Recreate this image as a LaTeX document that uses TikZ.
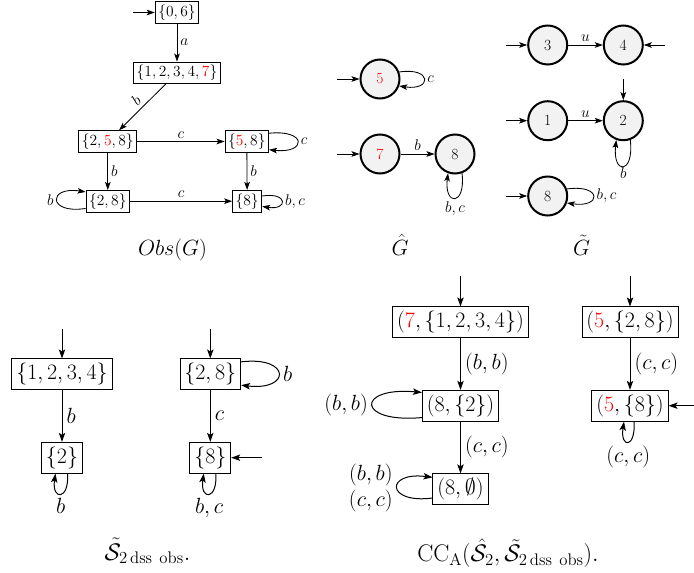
\RequirePackage{fix-cm}
\documentclass[tikz,border=0pt]{standalone}
\usetikzlibrary{arrows.meta}
\tikzset{
  ar/.style={-{Stealth[length=8pt,width=5.6pt,inset=1.8pt]}, line width=0.85pt},
  bar/.style={-{Stealth[length=9pt,width=6.4pt,inset=2pt]}, line width=1pt},
  tbox/.style={draw, line width=0.8pt, inner sep=3.1pt, font=\fontsize{15.5}{18}\selectfont},
  tcirc/.style={circle, draw, line width=2pt, fill=gray!10, minimum size=39pt, inner sep=0pt, font=\fontsize{15.5}{18}\selectfont},
  tlab/.style={font=\fontsize{15.5}{18}\selectfont, inner sep=3pt},
  bbox/.style={draw, line width=0.9pt, inner sep=4.4pt, font=\fontsize{22}{26}\selectfont},
  blab/.style={font=\fontsize{22}{26}\selectfont, inner sep=4pt},
  tcap/.style={font=\fontsize{22}{26}\selectfont, anchor=base, inner sep=0pt},
  bcap/.style={font=\fontsize{24}{28}\selectfont, anchor=base, inner sep=0pt},
}
\begin{document}
\begin{tikzpicture}[x=1pt,y=-1pt]
\useasboundingbox (0,0) rectangle (694,573);

% ---------- Obs(G) ----------
\node[tbox] (o06) at (177,12.5) {$\{0,6\}$};
\node[tbox] (o12347) at (177,72.8) {$\{1,2,3,4,\textcolor{red}{7}\}$};
\node[tbox] (o258) at (107.8,141.5) {$\{2,\textcolor{red}{5},8\}$};
\node[tbox] (o58) at (246.8,141.5) {$\{\textcolor{red}{5},8\}$};
\node[tbox] (o28) at (107.8,201.2) {$\{2,8\}$};
\node[tbox] (o8) at (247.2,201.2) {$\{8\}$};
\coordinate (i06) at (133,12.5);
\draw[ar] (i06) -- (o06);
\draw[ar] (o06) -- node[tlab,right]{$a$} (o12347);
\draw[ar] (o12347) -- node[tlab,above,sloped]{$b$} (o258);
\draw[ar] (o258) -- node[tlab,above]{$c$} (o58);
\draw[ar] (o258) -- node[tlab,right]{$b$} (o28);
\draw[ar] (o58) -- node[tlab,right]{$b$} (o8);
\draw[ar] (o28) -- node[tlab,above]{$c$} (o8);
\draw[ar] ([yshift=-3pt]o58.north east) .. controls +(38,-4) and +(38,4) .. ([yshift=3pt]o58.south east) node[pos=.5,tlab,right]{$c$};
\draw[ar] ([yshift=4pt]o28.south west) .. controls +(-38,6) and +(-38,-6) .. ([yshift=-2pt]o28.north west) node[pos=.5,tlab,left]{$b$};
\draw[ar] ([yshift=-6pt]o8.north east) .. controls +(26,-4) and +(26,4) .. ([yshift=6pt]o8.south east) node[pos=.5,tlab,right]{$b,c$};
\node[tcap] (capobs) at (172.5,255) {$Obs(G)$};

% ---------- G hat ----------
\node[tcirc] (h5) at (380,79) {\textcolor{red}{5}};
\node[tcirc] (h7) at (380,154) {\textcolor{red}{7}};
\node[tcirc] (h8) at (455,154) {8};
\coordinate (ih5) at (337,79);
\coordinate (ih7) at (337,154);
\draw[ar] (ih5) -- (h5);
\draw[ar] (ih7) -- (h7);
\draw[ar] (h7) -- node[tlab,above]{$b$} (h8);
\draw[ar] (h5.20) .. controls +(33,-5) and +(33,5) .. (h5.-20) node[pos=.5,tlab,right]{$c$};
\draw[ar] (h8.-70) .. controls +(4,33) and +(-4,33) .. (h8.-110) node[pos=.5,tlab,below]{$b,c$};
\node[tcap] (caph) at (400,255) {$\hat{G}$};

% ---------- G tilde ----------
\node[tcirc] (g3) at (547.7,45) {3};
\node[tcirc] (g4) at (623.3,45) {4};
\node[tcirc] (g1) at (547.7,120.7) {1};
\node[tcirc] (g2) at (623.3,120.7) {2};
\node[tcirc] (g8) at (547.7,196) {8};
\coordinate (ig3) at (505.7,45);
\coordinate (ig1) at (505.7,120.7);
\coordinate (ig8) at (505.7,196);
\coordinate (ig4) at (665,45);
\coordinate (ig2) at (623.3,79);
\draw[ar] (ig3) -- (g3);
\draw[ar] (ig1) -- (g1);
\draw[ar] (ig8) -- (g8);
\draw[ar] (ig4) -- (g4);
\draw[ar] (ig2) -- (g2);
\draw[ar] (g3) -- node[tlab,above]{$u$} (g4);
\draw[ar] (g1) -- node[tlab,above]{$u$} (g2);
\draw[ar] (g2.-70) .. controls +(4,35) and +(-4,35) .. (g2.-110) node[pos=.5,tlab,below,inner sep=1pt]{$b$};
\draw[ar] (g8.20) .. controls +(35,-5) and +(35,5) .. (g8.-20) node[pos=.5,tlab,right]{$b,c$};
\node[tcap] (capg) at (581.5,255) {$\tilde{G}$};

% ---------- S tilde dss obs ----------
\node[bbox] (s1234) at (62,374.3) {$\{1,2,3,4\}$};
\node[bbox] (s2) at (62,457.7) {$\{2\}$};
\node[bbox] (s28) at (210.3,374.3) {$\{2,8\}$};
\node[bbox] (s8) at (210.3,457.7) {$\{8\}$};
\coordinate (is1234) at (62,329);
\coordinate (is28) at (210.3,329);
\coordinate (is8) at (261.7,457.7);
\draw[bar] (is1234) -- (s1234);
\draw[bar] (is28) -- (s28);
\draw[bar] (is8) -- (s8);
\draw[bar] (s1234) -- node[blab,right]{$b$} (s2);
\draw[bar] (s28) -- node[blab,right]{$c$} (s8);
\draw[bar] ([xshift=5.5pt]s2.south) .. controls +(2,27) and +(-4,27) .. ([xshift=-6.5pt]s2.south) node[pos=.5,blab,below]{$b$};
\draw[bar] ([yshift=-3.4pt]s28.north east) .. controls +(50,-6) and +(50,6) .. ([yshift=5pt]s28.south east) node[pos=.5,blab,right]{$b$};
\draw[bar] ([xshift=5.5pt]s8.south) .. controls +(2,27) and +(-4,27) .. ([xshift=-6.5pt]s8.south) node[pos=.5,blab,below]{$b,c$};
\node[bcap] (caps) at (147.5,560) {$\tilde{\mathcal{S}}_{2\,\mathrm{dss\ obs}}.$};

% ---------- CC_A ----------
\node[bbox] (p7) at (460.5,322.3) {$(\textcolor{red}{7},\{1,2,3,4\})$};
\node[bbox] (p82) at (460.5,405.7) {$(8,\{2\})$};
\node[bbox] (p80) at (460.5,489.2) {$(8,\emptyset)$};
\node[bbox] (p5a) at (630,322.3) {$(\textcolor{red}{5},\{2,8\})$};
\node[bbox] (p5b) at (630,405.7) {$(\textcolor{red}{5},\{8\})$};
\coordinate (ip7) at (460.5,276);
\coordinate (ip5a) at (630,276);
\coordinate (ip5b) at (694,405.7);
\draw[bar] (ip7) -- (p7);
\draw[bar] (ip5a) -- (p5a);
\draw[bar] (ip5b) -- (p5b);
\draw[bar] (p7) -- node[blab,right]{$(b,b)$} (p82);
\draw[bar] (p82) -- node[blab,right]{$(c,c)$} (p80);
\draw[bar] (p5a) -- node[blab,right]{$(c,c)$} (p5b);
\draw[bar] ([yshift=4pt]p82.south west) .. controls +(-66,6) and +(-66,-6) .. ([yshift=-2.6pt]p82.north west) node[pos=.5,blab,left]{$(b,b)$};
\draw[bar] ([yshift=7pt]p80.south west) .. controls +(-47,6) and +(-47,-6) .. ([yshift=-4pt]p80.north west) node[pos=.5,blab,left,align=center]{$(b,b)$\\$(c,c)$};
\draw[bar] ([xshift=4pt]p5b.south) .. controls +(2,27) and +(-4,27) .. ([xshift=-6pt]p5b.south) node[pos=.5,blab,below]{$(c,c)$};
\node[bcap] (capcc) at (508,561.7) {$\mathrm{CC}_{\mathrm{A}}(\hat{\mathcal{S}}_2,\tilde{\mathcal{S}}_{2\,\mathrm{dss\ obs}}).$};
\end{tikzpicture}
\end{document}
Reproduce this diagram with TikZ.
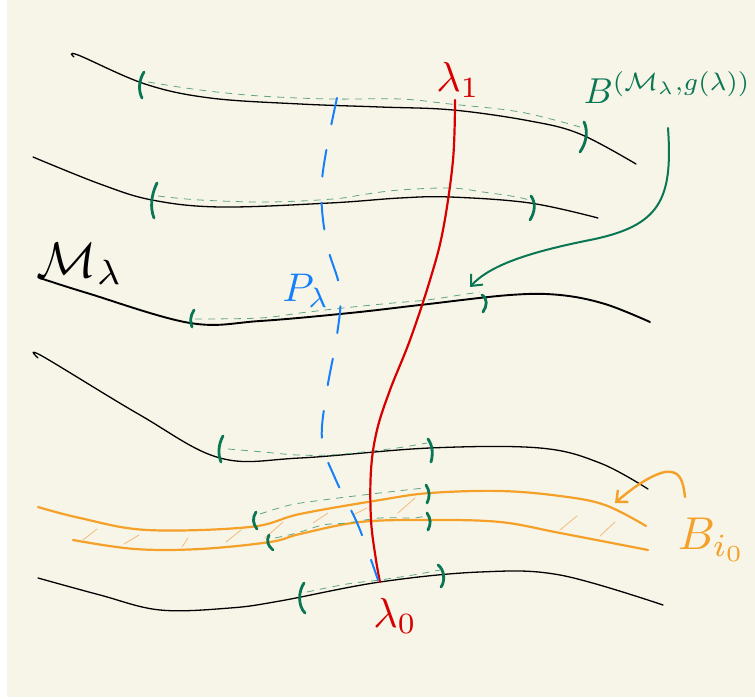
\documentclass[tikz,border=0pt]{standalone}
\usetikzlibrary{arrows.meta}
\definecolor{bg}{RGB}{247,245,232}
\definecolor{tkgreen}{RGB}{10,118,84}
\definecolor{dgreen}{RGB}{95,165,130}
\definecolor{lred}{RGB}{215,0,0}
\definecolor{lblue}{RGB}{22,128,250}
\definecolor{lorange}{RGB}{245,160,40}
\definecolor{hatchc}{RGB}{245,185,120}
\tikzset{
  mani/.style={black, line width=1.3pt, line cap=round},
  manithick/.style={black, line width=1.9pt, line cap=round},
  orangeline/.style={lorange, line width=2.2pt, line cap=round},
  gtick/.style={tkgreen, line width=2.8pt, line cap=round},
  gdash/.style={dgreen, line width=0.8pt, dash pattern=on 7pt off 6pt},
  hatchline/.style={hatchc, line width=0.8pt, line cap=round},
  redcurve/.style={lred, line width=2.2pt, line cap=round},
  bluedash/.style={lblue, line width=2pt, line cap=round, dash pattern=on 27pt off 26pt},
  lbl/.style={inner sep=0pt, outer sep=0pt}
}
\begin{document}
\begin{tikzpicture}[x=1pt,y=-1pt]
\fill[white] (0,0) rectangle (755,700);
\fill[bg] (7,0) rectangle (755,697);
\useasboundingbox (0,0) rectangle (755,700);

% black leaves
\draw[mani] plot[smooth,tension=0.6] coordinates {(74,57)(78,55)(145,84)(210,98)(300,104)(380,107)(453,110)(530,121)(580,134)(636,164)};
\draw[mani] plot[smooth,tension=0.6] coordinates {(33,157)(100,184)(152,200)(220,207)(330,203)(400,198)(450,197)(530,203)(598,218)};
\draw[manithick] plot[smooth,tension=0.6] coordinates {(40,278)(87,293)(190,323)(260,321)(350,313)(420,305)(510,295)(560,295)(605,304)(650,322)};
\draw[mani] plot[smooth,tension=0.6] coordinates {(38,358)(42,356)(140,415)(220,458)(300,458)(430,448)(540,448)(600,463)(648,489)};
\draw[mani] plot[smooth,tension=0.6] coordinates {(38,578)(100,595)(160,610)(230,608)(280,601)(380,582)(480,572)(560,575)(663,605)};

% orange band
\draw[orangeline] plot[smooth,tension=0.6] coordinates {(38,507)(80,518)(147,530)(250,527)(300,514)(380,500)(430,493)(500,491)(560,496)(605,505)(646,526)};
\draw[orangeline] plot[smooth,tension=0.6] coordinates {(73,540)(135,549)(200,549)(270,542)(300,534)(360,522)(430,520)(500,522)(560,533)(648,550)};
\foreach \a/\b/\c/\d in {83/540/97/529, 124/544/139/535, 182/547/188/538, 226/542/241/530, 265/538/283/522, 313/523/328/513, 353/515/367/508, 398/513/415/498, 560/530/577/516, 600/536/615/522}
  \draw[hatchline] (\a,\b) -- (\c,\d);

% green dashed balls
\draw[gdash] plot[smooth,tension=0.6] coordinates {(148,82)(200,90)(260,96)(330,99)(400,99)(450,104)(520,112)(580,127)};
\draw[gdash] plot[smooth,tension=0.6] coordinates {(158,196)(200,200)(267,202)(333,199)(367,194)(400,190)(450,188)(483,192)(517,197)(532,201)};
\draw[gdash] plot[smooth,tension=0.6] coordinates {(195,319)(260,318)(300,313)(343,308)(393,303)(427,300)(460,295)(480,292)};
\draw[gdash] plot[smooth,tension=0.6] coordinates {(228,449)(263,452)(297,455)(330,455)(363,452)(397,448)(427,443)};
\draw[gdash] plot[smooth,tension=0.6] coordinates {(260,514)(290,505)(323,500)(363,495)(397,491)(424,488)};
\draw[gdash] plot[smooth,tension=0.6] coordinates {(275,538)(297,533)(323,525)(347,523)(380,518)(413,518)(425,516)};
\draw[gdash] plot[smooth,tension=0.6] coordinates {(307,592)(347,584)(380,580)(413,575)(440,570)};

% green brackets
\draw[gtick] (144,72) .. controls (139,80) and (138,90) .. (142,98);
\draw[gtick] (584,122) .. controls (588,130) and (587,142) .. (580,152);
\draw[gtick] (157,183) .. controls (151,195) and (150,208) .. (154,218);
\draw[gtick] (531,196) .. controls (536,203) and (535,212) .. (530,220);
\draw[gtick] (194,310) .. controls (190,316) and (190,322) .. (192,327);
\draw[gtick] (482,295) .. controls (488,299) and (487,306) .. (483,312);
\draw[gtick] (223,436) .. controls (218,445) and (218,455) .. (221,462);
\draw[gtick] (428,439) .. controls (433,446) and (433,455) .. (431,462);
\draw[gtick] (256,512) .. controls (252,518) and (253,524) .. (257,529);
\draw[gtick] (426,485) .. controls (430,491) and (430,497) .. (427,503);
\draw[gtick] (269,535) .. controls (266,541) and (268,546) .. (273,550);
\draw[gtick] (427,513) .. controls (431,519) and (431,524) .. (428,530);
\draw[gtick] (304,583) .. controls (298,592) and (298,606) .. (305,613);
\draw[gtick] (438,565) .. controls (445,570) and (445,582) .. (441,587);

% red curve lambda
\draw[redcurve] plot[smooth,tension=0.6] coordinates {(455,100)(453,160)(443,230)(430,280)(410,340)(390,390)(377,430)(371,470)(371,520)(376,560)(380,582)};

% blue dashed P_lambda
\draw[bluedash] plot[smooth,tension=0.6] coordinates {(337,98)(322,180)(326,240)(340,290)(337,335)(327,390)(322,440)(335,478)(358,525)(378,580)};

% arrows
\draw[tkgreen, line width=2pt, line cap=round, -{Straight Barb[length=9pt,width=16pt]}]
  (668,128) .. controls (673,200) and (660,226) .. (590,240) .. controls (530,252) and (490,265) .. (470,287);
\draw[lorange, line width=2.4pt, line cap=round, -{Straight Barb[length=9pt,width=16pt]}]
  (685,497) .. controls (683,480) and (680,470) .. (665,472) .. controls (650,475) and (630,490) .. (615,503);

% labels
\node[lbl, black, scale=5] (Mlab) at (80,264) {$\mathcal{M}_{\lambda}$};
\node[lbl, lblue, scale=4] (Plab) at (306,291) {$P_{\lambda}$};
\node[lbl, lred, scale=4.2] (l1lab) at (458,80) {$\lambda_{1}$};
\node[lbl, lred, scale=4.2] (l0lab) at (395,616) {$\lambda_{0}$};
\node[lbl, tkgreen, scale=3.6, anchor=east] (Blab) at (751,88) {$B^{(\mathcal{M}_{\lambda},g(\lambda))}$};
\node[lbl, lorange, scale=4.6] (Bilab) at (712,540) {$B_{i_0}$};
\end{tikzpicture}
\end{document}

━━━━━━━━

Exercise requirements
Copy exactly the lines from the first line of the records above through the line with "(capobs) at (172.5,255)", both included, and nothing else. Pictures stay out.

Response to the task
Recreate this image as a LaTeX document that uses TikZ.
\RequirePackage{fix-cm}
\documentclass[tikz,border=0pt]{standalone}
\usetikzlibrary{arrows.meta}
\tikzset{
  ar/.style={-{Stealth[length=8pt,width=5.6pt,inset=1.8pt]}, line width=0.85pt},
  bar/.style={-{Stealth[length=9pt,width=6.4pt,inset=2pt]}, line width=1pt},
  tbox/.style={draw, line width=0.8pt, inner sep=3.1pt, font=\fontsize{15.5}{18}\selectfont},
  tcirc/.style={circle, draw, line width=2pt, fill=gray!10, minimum size=39pt, inner sep=0pt, font=\fontsize{15.5}{18}\selectfont},
  tlab/.style={font=\fontsize{15.5}{18}\selectfont, inner sep=3pt},
  bbox/.style={draw, line width=0.9pt, inner sep=4.4pt, font=\fontsize{22}{26}\selectfont},
  blab/.style={font=\fontsize{22}{26}\selectfont, inner sep=4pt},
  tcap/.style={font=\fontsize{22}{26}\selectfont, anchor=base, inner sep=0pt},
  bcap/.style={font=\fontsize{24}{28}\selectfont, anchor=base, inner sep=0pt},
}
\begin{document}
\begin{tikzpicture}[x=1pt,y=-1pt]
\useasboundingbox (0,0) rectangle (694,573);

% ---------- Obs(G) ----------
\node[tbox] (o06) at (177,12.5) {$\{0,6\}$};
\node[tbox] (o12347) at (177,72.8) {$\{1,2,3,4,\textcolor{red}{7}\}$};
\node[tbox] (o258) at (107.8,141.5) {$\{2,\textcolor{red}{5},8\}$};
\node[tbox] (o58) at (246.8,141.5) {$\{\textcolor{red}{5},8\}$};
\node[tbox] (o28) at (107.8,201.2) {$\{2,8\}$};
\node[tbox] (o8) at (247.2,201.2) {$\{8\}$};
\coordinate (i06) at (133,12.5);
\draw[ar] (i06) -- (o06);
\draw[ar] (o06) -- node[tlab,right]{$a$} (o12347);
\draw[ar] (o12347) -- node[tlab,above,sloped]{$b$} (o258);
\draw[ar] (o258) -- node[tlab,above]{$c$} (o58);
\draw[ar] (o258) -- node[tlab,right]{$b$} (o28);
\draw[ar] (o58) -- node[tlab,right]{$b$} (o8);
\draw[ar] (o28) -- node[tlab,above]{$c$} (o8);
\draw[ar] ([yshift=-3pt]o58.north east) .. controls +(38,-4) and +(38,4) .. ([yshift=3pt]o58.south east) node[pos=.5,tlab,right]{$c$};
\draw[ar] ([yshift=4pt]o28.south west) .. controls +(-38,6) and +(-38,-6) .. ([yshift=-2pt]o28.north west) node[pos=.5,tlab,left]{$b$};
\draw[ar] ([yshift=-6pt]o8.north east) .. controls +(26,-4) and +(26,4) .. ([yshift=6pt]o8.south east) node[pos=.5,tlab,right]{$b,c$};
\node[tcap] (capobs) at (172.5,255) {$Obs(G)$};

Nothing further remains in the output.